-- Source data --
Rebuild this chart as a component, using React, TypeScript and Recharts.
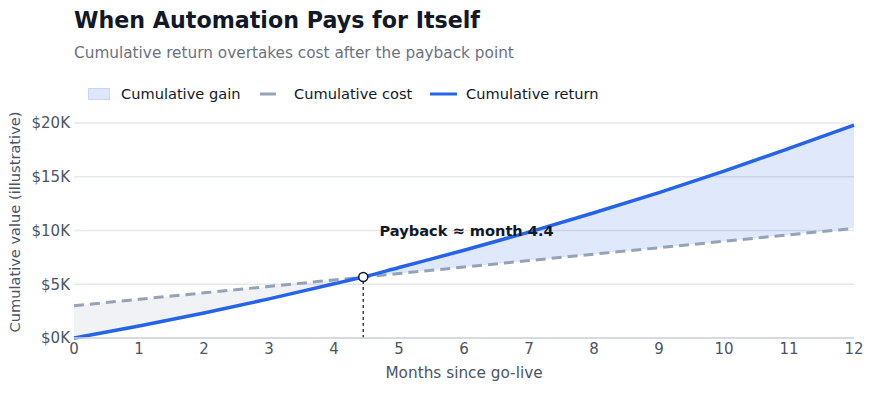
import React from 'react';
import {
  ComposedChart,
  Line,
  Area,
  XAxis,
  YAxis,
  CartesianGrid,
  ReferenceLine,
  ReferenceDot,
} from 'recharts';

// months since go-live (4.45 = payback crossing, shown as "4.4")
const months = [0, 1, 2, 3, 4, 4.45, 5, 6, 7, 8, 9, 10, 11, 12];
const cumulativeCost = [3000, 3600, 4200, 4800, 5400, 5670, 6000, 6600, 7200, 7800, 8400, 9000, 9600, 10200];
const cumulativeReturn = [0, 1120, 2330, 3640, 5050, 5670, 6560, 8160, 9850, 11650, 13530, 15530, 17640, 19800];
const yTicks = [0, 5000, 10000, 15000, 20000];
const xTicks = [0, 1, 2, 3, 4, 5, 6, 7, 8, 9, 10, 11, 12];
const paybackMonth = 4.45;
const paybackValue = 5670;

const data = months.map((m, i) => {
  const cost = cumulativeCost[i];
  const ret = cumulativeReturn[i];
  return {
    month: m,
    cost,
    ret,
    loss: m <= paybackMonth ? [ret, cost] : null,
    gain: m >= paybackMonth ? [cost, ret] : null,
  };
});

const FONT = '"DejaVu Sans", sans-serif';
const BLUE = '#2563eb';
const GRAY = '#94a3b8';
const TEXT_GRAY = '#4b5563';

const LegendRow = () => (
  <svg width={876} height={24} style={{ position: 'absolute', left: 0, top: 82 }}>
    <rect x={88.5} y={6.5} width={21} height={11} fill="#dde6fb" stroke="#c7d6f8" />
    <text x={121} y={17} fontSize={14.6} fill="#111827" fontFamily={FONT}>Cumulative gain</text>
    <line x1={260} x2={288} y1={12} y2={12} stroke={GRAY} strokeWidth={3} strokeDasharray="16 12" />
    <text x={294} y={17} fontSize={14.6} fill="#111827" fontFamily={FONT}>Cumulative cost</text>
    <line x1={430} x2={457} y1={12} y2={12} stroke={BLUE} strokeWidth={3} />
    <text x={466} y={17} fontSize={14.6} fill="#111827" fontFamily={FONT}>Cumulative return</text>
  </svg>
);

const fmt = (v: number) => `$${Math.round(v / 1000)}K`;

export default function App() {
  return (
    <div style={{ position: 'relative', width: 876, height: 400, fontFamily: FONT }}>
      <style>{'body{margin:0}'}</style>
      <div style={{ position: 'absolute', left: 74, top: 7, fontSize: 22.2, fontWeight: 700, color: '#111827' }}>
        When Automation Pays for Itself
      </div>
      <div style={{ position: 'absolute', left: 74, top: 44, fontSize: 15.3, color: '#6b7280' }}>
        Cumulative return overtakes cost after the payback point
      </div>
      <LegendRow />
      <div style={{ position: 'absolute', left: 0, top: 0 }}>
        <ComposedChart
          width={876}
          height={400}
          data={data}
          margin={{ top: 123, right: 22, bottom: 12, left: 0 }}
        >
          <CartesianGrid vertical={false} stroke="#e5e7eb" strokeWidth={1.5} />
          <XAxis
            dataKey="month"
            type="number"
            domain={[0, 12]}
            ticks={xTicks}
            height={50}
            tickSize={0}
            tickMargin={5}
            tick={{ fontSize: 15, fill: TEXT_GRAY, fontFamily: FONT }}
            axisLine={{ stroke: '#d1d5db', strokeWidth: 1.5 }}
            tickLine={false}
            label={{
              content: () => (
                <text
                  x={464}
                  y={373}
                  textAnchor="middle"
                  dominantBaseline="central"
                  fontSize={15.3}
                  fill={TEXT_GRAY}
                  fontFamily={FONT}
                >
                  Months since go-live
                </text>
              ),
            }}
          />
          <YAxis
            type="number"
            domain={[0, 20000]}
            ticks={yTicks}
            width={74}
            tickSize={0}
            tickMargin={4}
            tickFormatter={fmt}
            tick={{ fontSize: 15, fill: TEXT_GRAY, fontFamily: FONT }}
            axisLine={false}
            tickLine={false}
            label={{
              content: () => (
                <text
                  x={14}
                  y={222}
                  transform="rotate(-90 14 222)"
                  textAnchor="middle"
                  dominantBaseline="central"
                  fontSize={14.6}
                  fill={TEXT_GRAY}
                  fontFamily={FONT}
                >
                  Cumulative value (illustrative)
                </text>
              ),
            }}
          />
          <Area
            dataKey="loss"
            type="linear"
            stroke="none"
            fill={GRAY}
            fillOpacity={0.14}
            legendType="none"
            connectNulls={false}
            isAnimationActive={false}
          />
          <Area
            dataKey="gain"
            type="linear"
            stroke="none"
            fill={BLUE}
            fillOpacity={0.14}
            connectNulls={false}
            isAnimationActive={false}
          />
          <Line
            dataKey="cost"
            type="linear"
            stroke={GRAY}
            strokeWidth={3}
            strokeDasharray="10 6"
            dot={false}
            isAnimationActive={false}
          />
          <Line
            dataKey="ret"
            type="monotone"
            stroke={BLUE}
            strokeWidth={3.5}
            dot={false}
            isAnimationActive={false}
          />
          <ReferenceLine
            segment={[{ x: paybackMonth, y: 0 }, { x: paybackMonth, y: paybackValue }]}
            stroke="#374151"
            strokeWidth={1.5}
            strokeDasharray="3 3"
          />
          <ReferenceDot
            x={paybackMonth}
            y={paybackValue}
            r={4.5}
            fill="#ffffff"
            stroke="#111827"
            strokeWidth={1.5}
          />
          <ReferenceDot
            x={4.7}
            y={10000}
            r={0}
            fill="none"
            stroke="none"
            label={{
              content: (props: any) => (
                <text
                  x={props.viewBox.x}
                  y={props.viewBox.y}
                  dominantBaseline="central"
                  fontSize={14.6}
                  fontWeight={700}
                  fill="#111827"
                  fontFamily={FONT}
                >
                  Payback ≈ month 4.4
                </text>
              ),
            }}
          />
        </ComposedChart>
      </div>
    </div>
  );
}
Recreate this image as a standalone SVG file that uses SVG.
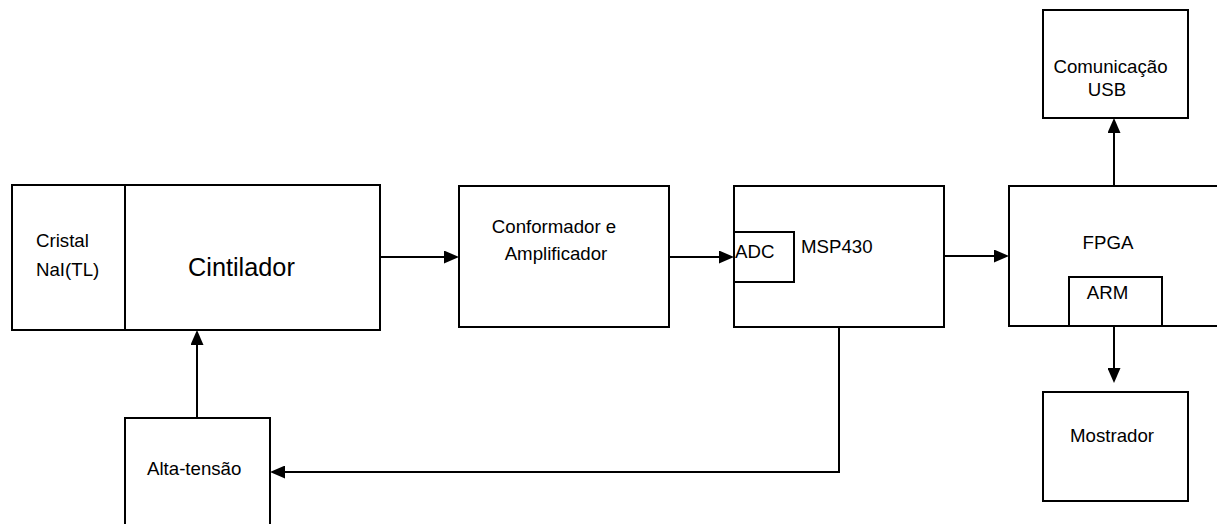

-- Goal --
Skip the pictures and print each record exactly as it stands.

-- Result --
Rebuild this chart as a component, using React, TypeScript and Recharts.
import React from 'react';
import {
  ComposedChart,
  Line,
  Area,
  XAxis,
  YAxis,
  CartesianGrid,
  ReferenceLine,
  ReferenceDot,
} from 'recharts';

// months since go-live (4.45 = payback crossing, shown as "4.4")
const months = [0, 1, 2, 3, 4, 4.45, 5, 6, 7, 8, 9, 10, 11, 12];
const cumulativeCost = [3000, 3600, 4200, 4800, 5400, 5670, 6000, 6600, 7200, 7800, 8400, 9000, 9600, 10200];
const cumulativeReturn = [0, 1120, 2330, 3640, 5050, 5670, 6560, 8160, 9850, 11650, 13530, 15530, 17640, 19800];
const yTicks = [0, 5000, 10000, 15000, 20000];
const xTicks = [0, 1, 2, 3, 4, 5, 6, 7, 8, 9, 10, 11, 12];
const paybackMonth = 4.45;
const paybackValue = 5670;

const data = months.map((m, i) => {
  const cost = cumulativeCost[i];
  const ret = cumulativeReturn[i];
  return {
    month: m,
    cost,
    ret,
    loss: m <= paybackMonth ? [ret, cost] : null,
    gain: m >= paybackMonth ? [cost, ret] : null,
  };
});

const FONT = '"DejaVu Sans", sans-serif';
const BLUE = '#2563eb';
const GRAY = '#94a3b8';
const TEXT_GRAY = '#4b5563';

const LegendRow = () => (
  <svg width={876} height={24} style={{ position: 'absolute', left: 0, top: 82 }}>
    <rect x={88.5} y={6.5} width={21} height={11} fill="#dde6fb" stroke="#c7d6f8" />
    <text x={121} y={17} fontSize={14.6} fill="#111827" fontFamily={FONT}>Cumulative gain</text>
    <line x1={260} x2={288} y1={12} y2={12} stroke={GRAY} strokeWidth={3} strokeDasharray="16 12" />
    <text x={294} y={17} fontSize={14.6} fill="#111827" fontFamily={FONT}>Cumulative cost</text>
    <line x1={430} x2={457} y1={12} y2={12} stroke={BLUE} strokeWidth={3} />
    <text x={466} y={17} fontSize={14.6} fill="#111827" fontFamily={FONT}>Cumulative return</text>
  </svg>
);

const fmt = (v: number) => `$${Math.round(v / 1000)}K`;

export default function App() {
  return (
    <div style={{ position: 'relative', width: 876, height: 400, fontFamily: FONT }}>
      <style>{'body{margin:0}'}</style>
      <div style={{ position: 'absolute', left: 74, top: 7, fontSize: 22.2, fontWeight: 700, color: '#111827' }}>
        When Automation Pays for Itself
      </div>
      <div style={{ position: 'absolute', left: 74, top: 44, fontSize: 15.3, color: '#6b7280' }}>
        Cumulative return overtakes cost after the payback point
      </div>
      <LegendRow />
      <div style={{ position: 'absolute', left: 0, top: 0 }}>
        <ComposedChart
          width={876}
          height={400}
          data={data}
          margin={{ top: 123, right: 22, bottom: 12, left: 0 }}
        >
          <CartesianGrid vertical={false} stroke="#e5e7eb" strokeWidth={1.5} />
          <XAxis
            dataKey="month"
            type="number"
            domain={[0, 12]}
            ticks={xTicks}
            height={50}
            tickSize={0}
            tickMargin={5}
            tick={{ fontSize: 15, fill: TEXT_GRAY, fontFamily: FONT }}
            axisLine={{ stroke: '#d1d5db', strokeWidth: 1.5 }}
            tickLine={false}
            label={{
              content: () => (
                <text
                  x={464}
                  y={373}
                  textAnchor="middle"
                  dominantBaseline="central"
                  fontSize={15.3}
                  fill={TEXT_GRAY}
                  fontFamily={FONT}
                >
                  Months since go-live
                </text>
              ),
            }}
          />
          <YAxis
            type="number"
            domain={[0, 20000]}
            ticks={yTicks}
            width={74}
            tickSize={0}
            tickMargin={4}
            tickFormatter={fmt}
            tick={{ fontSize: 15, fill: TEXT_GRAY, fontFamily: FONT }}
            axisLine={false}
            tickLine={false}
            label={{
              content: () => (
                <text
                  x={14}
                  y={222}
                  transform="rotate(-90 14 222)"
                  textAnchor="middle"
                  dominantBaseline="central"
                  fontSize={14.6}
                  fill={TEXT_GRAY}
                  fontFamily={FONT}
                >
                  Cumulative value (illustrative)
                </text>
              ),
            }}
          />
          <Area
            dataKey="loss"
            type="linear"
            stroke="none"
            fill={GRAY}
            fillOpacity={0.14}
            legendType="none"
            connectNulls={false}
            isAnimationActive={false}
          />
          <Area
            dataKey="gain"
            type="linear"
            stroke="none"
            fill={BLUE}
            fillOpacity={0.14}
            connectNulls={false}
            isAnimationActive={false}
          />
          <Line
            dataKey="cost"
            type="linear"
            stroke={GRAY}
            strokeWidth={3}
            strokeDasharray="10 6"
            dot={false}
            isAnimationActive={false}
          />
          <Line
            dataKey="ret"
            type="monotone"
            stroke={BLUE}
            strokeWidth={3.5}
            dot={false}
            isAnimationActive={false}
          />
          <ReferenceLine
            segment={[{ x: paybackMonth, y: 0 }, { x: paybackMonth, y: paybackValue }]}
            stroke="#374151"
            strokeWidth={1.5}
            strokeDasharray="3 3"
          />
          <ReferenceDot
            x={paybackMonth}
            y={paybackValue}
            r={4.5}
            fill="#ffffff"
            stroke="#111827"
            strokeWidth={1.5}
          />
          <ReferenceDot
            x={4.7}
            y={10000}
            r={0}
            fill="none"
            stroke="none"
            label={{
              content: (props: any) => (
                <text
                  x={props.viewBox.x}
                  y={props.viewBox.y}
                  dominantBaseline="central"
                  fontSize={14.6}
                  fontWeight={700}
                  fill="#111827"
                  fontFamily={FONT}
                >
                  Payback ≈ month 4.4
                </text>
              ),
            }}
          />
        </ComposedChart>
      </div>
    </div>
  );
}
Recreate this image as a standalone SVG file that uses SVG.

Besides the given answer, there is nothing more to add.